His comments, in the wake of the spectacular failure of the Tokyo-based MtGox trading exchange last week, come as the government studies formal regulations for the unit after its reliability was called into question.
Regulators around the world are grappling with how to handle the currency.
US Federal Reserve head Janet Yellen has said the Fed had no powers over a currency that only exists virtually with no central authority behind it.
Several countries, including Russia and China, have heavily restricted how Bitcoins can be used.
A Japanese government statement issued on Friday said that Bitcoin "does not fall under the category of a currency and is subject to taxation", according to Jiji Press news agency.
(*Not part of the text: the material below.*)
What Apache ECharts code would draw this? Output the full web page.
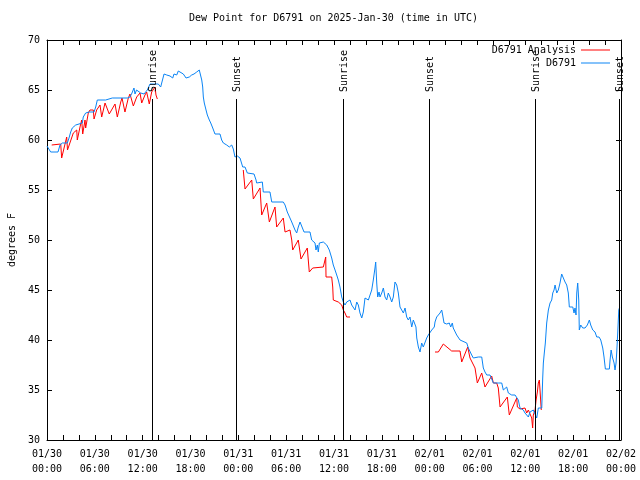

Asked whether Japan would become a global leader on regulating Bitcoin, Mr Suga said: "We are now sorting things out under the current law and mulling what the government can do."
The MtGox collapse set off alarm bells over Bitcoin, which backers have promoted as a low-cost alternative to traditional currencies such as the US dollar or Japanese yen.
Bitcoin is generated by complex chains of interactions among a huge network of computers around the planet.
MtGox, which at one time reportedly processed 80 per cent of global Bitcoin transactions, last week sought bankruptcy protection and admitted that it lost half a billion dollars worth of the digital currency.
This week, an alleged theft by hackers forced a Canada-based online business serving Bitcoin traders and investors to shut down.